The Gathering is an annual three-day symposium on creativity and imagination featuring performances, lectures, discussions, and workshops. This year’s event, “Refugees and Immigrants: Who are They and Who am I?” will discuss why many Americans, most of whom are descended from immigrants or refugees, favor closing the door on them now. The symposium will examine statistics regarding immigrants’ cultural and economic contributions to the United States, immigrants and crime rates, and whether Americans have a special responsibility to take in people whose lives have been threatened in their homelands.
Speakers include Gail Carson Levine, an award-winning children’s author and poet, who will talk about the expulsion of Jews from Spain in 1492, and Ilya Kaminsky, an award-winning poet and immigrant from Russia; and others who have been refugees or immigrants or who work on their behalf.
The event will also take on a distinctly local flavor during the panel discussion, “Welcome Home: How NEPA Helps Refugees from Around the Globe Settle in their New Country” on Sunday, July 14 at 9:15 a.m. in Evans Hall in Hibbard Campus Center.
The panel will feature local educators who have organized a group that welcomes refugees and immigrants to the area by helping them to get settled, find work, and register their children in schools. Panel members include Sonya Sarner, program manager at Catholic Social Services for the Diocese of Scranton; Bonnie Alco, Ph.D., former director of the international studies office at Marywood University and linguistics professor at the University of Scranton; Marilyn Pryle, an English teacher at Abington Heights High School and organizer of an English language learning group for local refugees; and Erin Keating, Ph.D., chief of leadership development and school operations in the Scranton School District.
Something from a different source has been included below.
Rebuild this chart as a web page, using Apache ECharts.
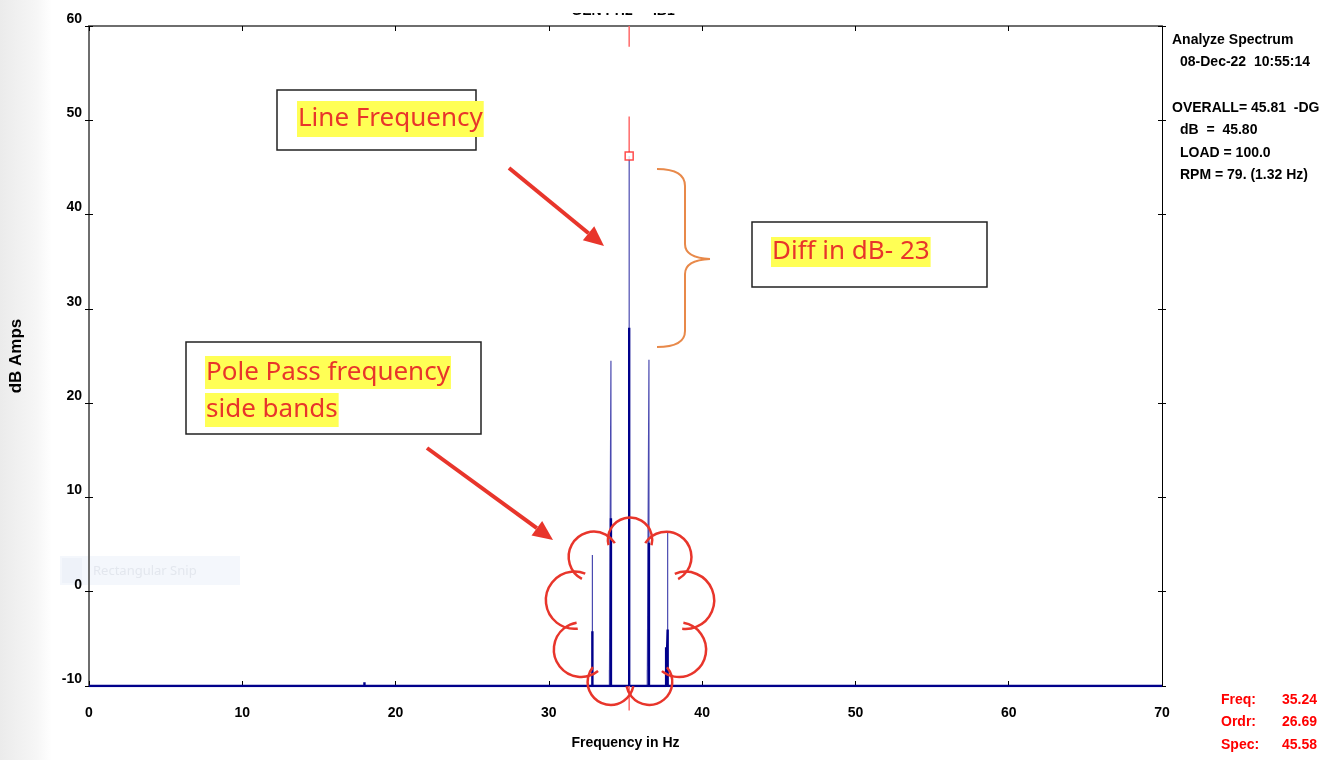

Ms. Carson-Levine is best known for her novel, “Ella Enchanted,” which won a Newbery honor medal in 1998. Other books include the historical novel, “Dave at Night,” and the two nonfiction how-to books, “Writing Magic, Creating Stories that Fly,” and “Writer to Writer, From Think to Ink.” Her latest novel is “Stolen Magic,” the second in the mystery series that began with “A Tale of Two Castles.”
Mr. Kaminsky was born in Odessa, in the former USSR. He came to America in 1993, when his family was granted asylum by the United States government in order to receive treatment for his deafness.
His most recent book, “Deaf Republic,” was released earlier this year. He is the author of “Dancing In Odessa,” which won the American Academy of Arts and Letters’ Metcalf Award, Whiting Writers Award, Lannan Fellowship, and other honors.
Other presenters at The Gathering include Nancy Isenberg and Chris Boian.
Ms. Isenberg is the author of “White Trash: The 400 year-old Untold History of Class in America.” The T. Harry Williams Professor of History at Louisiana State University, she has won The Los Angeles Times book prize, the Oklahoma Book Award for Nonfiction, and other awards and citations for her work.
Mr. Boian is spokesperson and senior communications officer for UNHCR, the United Nations’ refugee agency. Based in Washington, D.C., Mr. Boian engages with journalists, policymakers, scholars, companies, non-profits, faith leaders, philanthropists, social media influencers, and others interested in an ongoing public conversation about the causes of and solutions for forced displacement of human beings around the world. A former journalist for the International Herald Tribune and Agence France-Presse, Mr. Boian has lectured on international affairs in the United States and abroad.